„To, co wyprawia wojewoda i rząd to absolutny skandal. Nie godzimy się z cenzurą w Warszawie. Rządzący próbują cenzurować to, co będzie w warszawskich teatrach. To skandal, będziemy się odwoływać od tej decyzji. Ona nie ma nic wspólnego z prawem i uprawnieniami wojewody. To pokazuje, jaką politykę chce prowadzić PiS – politykę cenzurowania kultury” - oświadczył podczas konferencji prasowej Rafał Trzaskowski, odnosząc się do odwołania przez wojewodę mazowieckiego dyrektor warszawskiego Teatru Dramatycznego.
CZYTAJ TEŻ:
Strzępka odwołana ze stanowiska
Wojewoda Mazowiecki Konstanty Radziwiłł stwierdził nieważność Zarządzenia Prezydenta m.st. Warszawy w sprawie powołania Moniki Strzępki dyrektora Teatru Dramatycznego m.st Warszawy. Władze miasta poinformowały, że złożą skargę do WSA w Warszawie na rozstrzygnięcie wojewody. Strzępka w rozmowie z „Gazetą Wyborczą” oświadczyła, że działania wojewody to cenzura, a nikt „od wojewody” nie pojawił się w teatrze przed wydaniem decyzji. Przekonywała, że decyzja wojewody „jest dowodem na śmierć kultury patriarchalnej”.

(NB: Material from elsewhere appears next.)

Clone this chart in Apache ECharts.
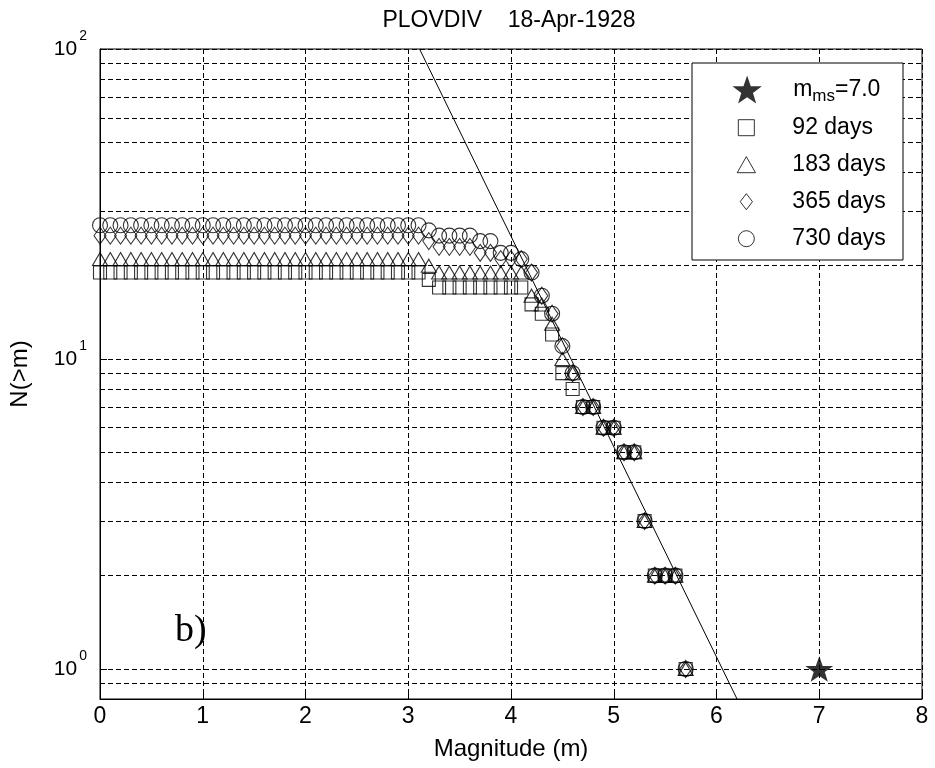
<!DOCTYPE html>
<html>
<head>
<meta charset="utf-8">
<script src="https://cdn.jsdelivr.net/npm/echarts@6/dist/echarts.min.js"></script>
<style>
  html, body { margin: 0; padding: 0; background: #fff; }
  #main { width: 935px; height: 768px; }
</style>
</head>
<body>
<div id="main"></div>
<script>
// magnitude steps (m)
const magnitudes = [
  0.0, 0.1, 0.2, 0.3, 0.4, 0.5, 0.6, 0.7, 0.8, 0.9,
  1.0, 1.1, 1.2, 1.3, 1.4, 1.5, 1.6, 1.7, 1.8, 1.9,
  2.0, 2.1, 2.2, 2.3, 2.4, 2.5, 2.6, 2.7, 2.8, 2.9,
  3.0, 3.1, 3.2, 3.3, 3.4, 3.5, 3.6, 3.7, 3.8, 3.9,
  4.0, 4.1, 4.2, 4.3, 4.4, 4.5, 4.6, 4.7, 4.8, 4.9,
  5.0, 5.1, 5.2, 5.3, 5.4, 5.5, 5.6, 5.7
]
// N(>m), 92 days
const n92 = [
  19, 19, 19, 19, 19, 19, 19, 19, 19, 19,
  19, 19, 19, 19, 19, 19, 19, 19, 19, 19,
  19, 19, 19, 19, 19, 19, 19, 19, 19, 19,
  19, 19, 18, 17, 17, 17, 17, 17, 17, 17,
  17, 17, 15, 14, 12, 9, 8, 7, 7, 6,
  6, 5, 5, 3, 2, 2, 2, 1
]
// N(>m), 183 days
const n183 = [
  21, 21, 21, 21, 21, 21, 21, 21, 21, 21,
  21, 21, 21, 21, 21, 21, 21, 21, 21, 21,
  21, 21, 21, 21, 21, 21, 21, 21, 21, 21,
  21, 21, 20, 19, 19, 19, 19, 19, 19, 19,
  19, 19, 16, 15, 13, 10, 9, 7, 7, 6,
  6, 5, 5, 3, 2, 2, 2, 1
]
// N(>m), 365 days
const n365 = [
  25, 25, 25, 25, 25, 25, 25, 25, 25, 25,
  25, 25, 25, 25, 25, 25, 25, 25, 25, 25,
  25, 25, 25, 25, 25, 25, 25, 25, 25, 25,
  25, 25, 24, 23, 23, 23, 23, 22, 22, 21,
  21, 21, 19, 16, 14, 11, 9, 7, 7, 6,
  6, 5, 5, 3, 2, 2, 2, 1
]
// N(>m), 730 days
const n730 = [
  27, 27, 27, 27, 27, 27, 27, 27, 27, 27,
  27, 27, 27, 27, 27, 27, 27, 27, 27, 27,
  27, 27, 27, 27, 27, 27, 27, 27, 27, 27,
  27, 27, 26, 25, 25, 25, 25, 24, 24, 22,
  22, 21, 19, 16, 14, 11, 9, 7, 7, 6,
  6, 5, 5, 3, 2, 2, 2, 1
]
const mainShock = [[7.0, 1]]
// fitted line end points
const fitLine = [[3.11, 100], [6.2, 0.8]]
// dashed minor grid lines on the log axis
const yMinorGrid = [0.9, 2, 3, 4, 5, 6, 7, 8, 9, 20, 30, 40, 50, 60, 70, 80, 90]

const FONT = '"Liberation Sans", Arial, sans-serif'
const STAR = 'path://M50,0L61.8,35.1L97.6,34.5L68.8,56.3L79.4,90.5L50,70L20.6,90.5L31.2,56.3L2.4,34.5L38.2,35.1Z'
const dash = [5, 3]

function pairs(ys) {
  return magnitudes.map((m, i) => [m, ys[i]])
}

function openMarker(name, data, symbol, size) {
  return {
    name: name,
    type: 'scatter',
    data: pairs(data),
    symbol: symbol,
    symbolSize: size,
    z: 6,
    itemStyle: {
      color: 'rgba(0,0,0,0)',
      borderColor: '#000',
      borderWidth: 1.1
    },
    emphasis: { disabled: true }
  }
}

const chart = echarts.init(document.getElementById('main'), null, { renderer: 'canvas' })

const option = {
  animation: false,
  backgroundColor: '#fff',
  title: {
    text: 'PLOVDIV    18-Apr-1928',
    left: 509,
    top: 7,
    padding: 0,
    textAlign: 'center',
    textStyle: { fontFamily: FONT, fontSize: 23, fontWeight: 'normal', color: '#000', lineHeight: 28 }
  },
  grid: {
    left: 99,
    top: 49,
    right: 13,
    bottom: 69,
    show: true,
    borderColor: '#000',
    borderWidth: 1,
    backgroundColor: '#fff'
  },
  legend: [
    {
      data: ['m_ms=7.0'],
      left: 732.4,
      top: 74,
      padding: 0,
      itemWidth: 82,
      itemHeight: 28,
      selectedMode: false,
      z: 20,
      itemStyle: { borderWidth: 0 },
      formatter: () => '{m|m}{s|ms}{m|=7.0}',
      textStyle: {
        color: '#000',
        fontFamily: FONT,
        rich: {
          m: { fontFamily: FONT, fontSize: 23, lineHeight: 26, color: '#000' },
          s: { fontFamily: FONT, fontSize: 17, lineHeight: 17, padding: [14, 0, 0, 0], color: '#000' }
        }
      }
    },
    {
      data: [
        { name: '92 days', icon: 'path://M0,0H10V10H0Z' },
        { name: '183 days', icon: 'path://M8,0L16,14H0Z' },
        { name: '365 days', icon: 'path://M6.5,0L13,8.5L6.5,17L0,8.5Z' },
        { name: '730 days', icon: 'circle' }
      ],
      orient: 'vertical',
      left: 736.7,
      top: 115.7,
      padding: 0,
      itemWidth: 82,
      itemHeight: 16,
      itemGap: 13,
      selectedMode: false,
      z: 20,
      itemStyle: { color: 'rgba(0,0,0,0)', borderColor: '#000', borderWidth: 1 },
      textStyle: { color: '#000', fontFamily: FONT, fontSize: 23, lineHeight: 24 }
    }
  ],
  graphic: [
    {
      type: 'rect',
      z: 10,
      silent: true,
      shape: { x: 692, y: 63, width: 211, height: 197 },
      style: { fill: '#fff', stroke: '#000', lineWidth: 1 }
    },
    {
      type: 'text',
      z: 10,
      silent: true,
      left: 175,
      top: 612,
      style: { text: 'b)', fontFamily: '"Liberation Serif", "Times New Roman", serif', fontSize: 38, fill: '#000' }
    }
  ],
  xAxis: {
    type: 'value',
    min: 0,
    max: 8,
    interval: 1,
    name: 'Magnitude (m)',
    nameLocation: 'middle',
    nameGap: 38,
    nameTextStyle: { fontFamily: FONT, fontSize: 24, color: '#000' },
    axisLine: { lineStyle: { color: '#000', width: 1 } },
    axisTick: { inside: true, length: 7, lineStyle: { color: '#000' } },
    axisLabel: { fontFamily: FONT, fontSize: 23, color: '#000', margin: 6 },
    splitLine: { show: true, lineStyle: { color: '#000', type: dash, width: 1 } }
  },
  yAxis: {
    type: 'log',
    logBase: 10,
    min: 0.8,
    max: 100,
    name: 'N(>m)',
    nameLocation: 'middle',
    nameRotate: 90,
    nameGap: 68,
    nameTextStyle: { fontFamily: FONT, fontSize: 24, color: '#000' },
    axisLine: { lineStyle: { color: '#000', width: 1 } },
    axisTick: { inside: true, length: 7, lineStyle: { color: '#000' } },
    axisLabel: {
      margin: 13,
      formatter: function (v) {
        const e = Math.log10(v)
        if (Math.abs(e - Math.round(e)) > 1e-6) return ''
        return '{b|10}{s|' + Math.round(e) + '}'
      },
      rich: {
        b: { fontFamily: FONT, fontSize: 21, color: '#000' },
        s: { fontFamily: FONT, fontSize: 14, color: '#000', padding: [0, 0, 26, 2] }
      }
    },
    splitLine: { show: true, lineStyle: { color: '#000', type: dash, width: 1 } }
  },
  series: [
    {
      name: 'm_ms=7.0',
      type: 'scatter',
      data: mainShock,
      symbol: STAR,
      symbolKeepAspect: true,
      symbolSize: [28, 27],
      z: 7,
      itemStyle: { color: '#000' },
      emphasis: { disabled: true }
    },
    openMarker('92 days', n92, 'rect', 13),
    openMarker('183 days', n183, 'triangle', [15, 13]),
    openMarker('365 days', n365, 'diamond', [12, 17]),
    openMarker('730 days', n730, 'circle', 15),
    {
      name: 'fit',
      type: 'line',
      data: fitLine,
      showSymbol: false,
      clip: true,
      z: 5,
      lineStyle: { color: '#000', width: 1 },
      emphasis: { disabled: true },
      markLine: {
        silent: true,
        symbol: 'none',
        z: 1,
        label: { show: false },
        lineStyle: { color: '#000', type: dash, width: 1 },
        data: yMinorGrid.map(v => ({ yAxis: v }))
      }
    }
  ]
}

chart.setOption(option)
</script>
</body>
</html>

Trzaskowski: To wkroczenie w kompetencje samorządu
Podczas konferencji prasowej także Rafał Trzaskowski stwierdził, że decyzja wojewody Radziwiłła jest cenzurą i „nie ma nic wspólnego z prawem”. Z kolei we wpisie zamieszczonym na Facebooku prezydent Warszawy przekonywał, że to działania „nieuzasadnione” i „skandaliczne”.
Kultura nie jest własnością polityków. Teatr nie jest własnością polityków
— grzmiał we wpisie zamieszczonym w mediach społecznościowych Trzaskowski.
Wojewoda Konstanty Radziwiłł postanowił wkroczyć nie tylko w proces wyboru dyrektorki (proces, dodajmy, zgodny z ustawą o prowadzeniu i organizowaniu działalności kulturalnej), ale i – po raz kolejny – w kompetencje samorządu. Dlaczego? Bo jemu osobiście nie odpowiadają poglądy dyrektorki i jej twórczość. Niebezpiecznie pachnie to cenzurą i czasami, jak się jeszcze nie tak dawno wydawało, słusznie minionymi. Nie wspominając o tym, że są wątpliwości, czy wojewoda do decyzji w trybie nadzorczym w tym przypadku miał w ogóle prawo
— stwierdził polityk Platformy Obywatelskiej.
Trzaskowski dodał, że działania Radziwiłła są „nieuzasadnione i po prostu skandaliczne”, a decyzja zostanie zaskarżona do Wojewódzkiego Sądu Administracyjnego.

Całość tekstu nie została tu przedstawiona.